Instructions for the task ▸
Transcribe the full listing exactly, and drop every picture.

* * *

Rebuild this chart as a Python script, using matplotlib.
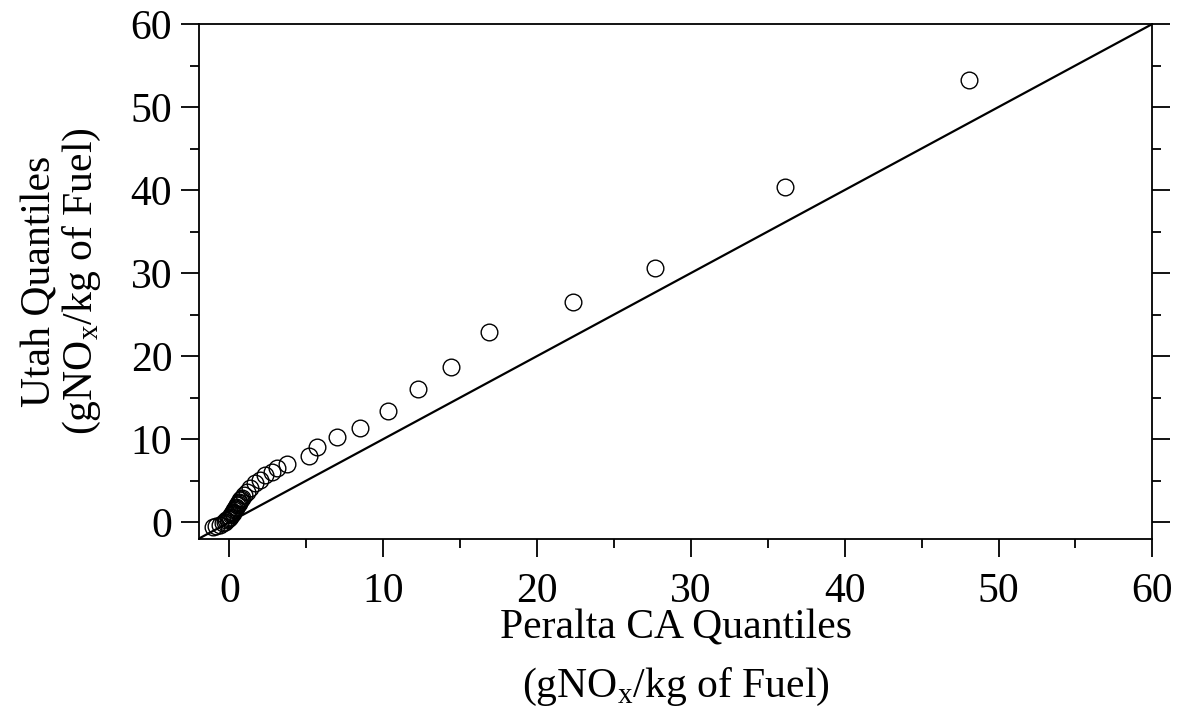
import matplotlib
matplotlib.use('Agg')
import matplotlib.pyplot as plt
from matplotlib.ticker import MultipleLocator

plt.rcParams['font.family'] = ['Liberation Serif', 'DejaVu Serif']
plt.rcParams['mathtext.fontset'] = 'custom'
plt.rcParams['mathtext.rm'] = 'Liberation Serif'

# quantiles (Peralta CA on x, Utah on y)
peralta = [-1.1, -0.9, -0.6, -0.45, -0.3, -0.2, -0.1, 0.0, 0.05, 0.1, 0.15, 0.2,
           0.25, 0.3, 0.35, 0.4, 0.45, 0.5, 0.55, 0.6, 0.65, 0.7, 0.75, 0.82,
           0.93, 1.15, 1.36, 1.69, 2.01, 2.34, 2.77, 3.1, 3.75, 5.15, 5.7,
           7.0, 8.47, 10.33, 12.28, 14.41, 16.85, 22.31, 27.68, 36.13, 48.06]
utah = [-0.6, -0.5, -0.3, -0.1, 0.05, 0.2, 0.35, 0.5, 0.65, 0.8, 0.95, 1.1,
        1.25, 1.4, 1.55, 1.7, 1.85, 2.0, 2.15, 2.3, 2.45, 2.6, 2.75, 2.9,
        3.25, 3.65, 4.06, 4.66, 5.06, 5.66, 6.06, 6.46, 6.95, 7.95, 9.0,
        10.24, 11.36, 13.37, 15.99, 18.63, 22.86, 26.47, 30.64, 40.33, 53.3]
line_ends = [-2, 60]

fig = plt.figure(figsize=(11.78, 7.06), dpi=100)
ax = fig.add_axes([0.1687, 0.237, 0.8095, 0.729])

ax.plot(line_ends, line_ends, color='black', lw=1.6)
ax.plot(peralta, utah, 'o', mfc='none', mec='black', ms=12, mew=1.0)

ax.set_xlim(-2, 60)
ax.set_ylim(-2, 60)
ax.xaxis.set_major_locator(MultipleLocator(10))
ax.xaxis.set_minor_locator(MultipleLocator(5))
ax.yaxis.set_major_locator(MultipleLocator(10))
ax.yaxis.set_minor_locator(MultipleLocator(5))
ax.tick_params(which='both', direction='out', top=False, right=True,
               labelsize=30, width=1.3, color='black')
ax.tick_params(which='major', length=13)
ax.tick_params(which='minor', length=6.5)
ax.tick_params(axis='x', pad=11)
ax.tick_params(axis='y', pad=6)
for s in ax.spines.values():
    s.set_linewidth(1.3)

ax.set_xlabel('Peralta CA Quantiles\n(gNO$_\\mathrm{x}$/kg of Fuel)',
              fontsize=30, labelpad=-1, linespacing=1.6)
ax.set_ylabel('Utah Quantiles\n(gNO$_\\mathrm{x}$/kg of Fuel)',
              fontsize=30, labelpad=20, linespacing=1.05)

fig.savefig('out.png', dpi=100)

* * *

Result for this exercise ▸
Rebuild this chart as a Python script, using matplotlib.
import matplotlib
matplotlib.use('Agg')
import matplotlib.pyplot as plt
from matplotlib.ticker import MultipleLocator

plt.rcParams['font.family'] = ['Liberation Serif', 'DejaVu Serif']
plt.rcParams['mathtext.fontset'] = 'custom'
plt.rcParams['mathtext.rm'] = 'Liberation Serif'

# quantiles (Peralta CA on x, Utah on y)
peralta = [-1.1, -0.9, -0.6, -0.45, -0.3, -0.2, -0.1, 0.0, 0.05, 0.1, 0.15, 0.2,
           0.25, 0.3, 0.35, 0.4, 0.45, 0.5, 0.55, 0.6, 0.65, 0.7, 0.75, 0.82,
           0.93, 1.15, 1.36, 1.69, 2.01, 2.34, 2.77, 3.1, 3.75, 5.15, 5.7,
           7.0, 8.47, 10.33, 12.28, 14.41, 16.85, 22.31, 27.68, 36.13, 48.06]
utah = [-0.6, -0.5, -0.3, -0.1, 0.05, 0.2, 0.35, 0.5, 0.65, 0.8, 0.95, 1.1,
        1.25, 1.4, 1.55, 1.7, 1.85, 2.0, 2.15, 2.3, 2.45, 2.6, 2.75, 2.9,
        3.25, 3.65, 4.06, 4.66, 5.06, 5.66, 6.06, 6.46, 6.95, 7.95, 9.0,
        10.24, 11.36, 13.37, 15.99, 18.63, 22.86, 26.47, 30.64, 40.33, 53.3]
line_ends = [-2, 60]

fig = plt.figure(figsize=(11.78, 7.06), dpi=100)
ax = fig.add_axes([0.1687, 0.237, 0.8095, 0.729])

ax.plot(line_ends, line_ends, color='black', lw=1.6)
ax.plot(peralta, utah, 'o', mfc='none', mec='black', ms=12, mew=1.0)

ax.set_xlim(-2, 60)
ax.set_ylim(-2, 60)
ax.xaxis.set_major_locator(MultipleLocator(10))
ax.xaxis.set_minor_locator(MultipleLocator(5))
ax.yaxis.set_major_locator(MultipleLocator(10))
ax.yaxis.set_minor_locator(MultipleLocator(5))
ax.tick_params(which='both', direction='out', top=False, right=True,
               labelsize=30, width=1.3, color='black')
ax.tick_params(which='major', length=13)
ax.tick_params(which='minor', length=6.5)
ax.tick_params(axis='x', pad=11)
ax.tick_params(axis='y', pad=6)
for s in ax.spines.values():
    s.set_linewidth(1.3)

ax.set_xlabel('Peralta CA Quantiles\n(gNO$_\\mathrm{x}$/kg of Fuel)',
              fontsize=30, labelpad=-1, linespacing=1.6)
ax.set_ylabel('Utah Quantiles\n(gNO$_\\mathrm{x}$/kg of Fuel)',
              fontsize=30, labelpad=20, linespacing=1.05)

fig.savefig('out.png', dpi=100)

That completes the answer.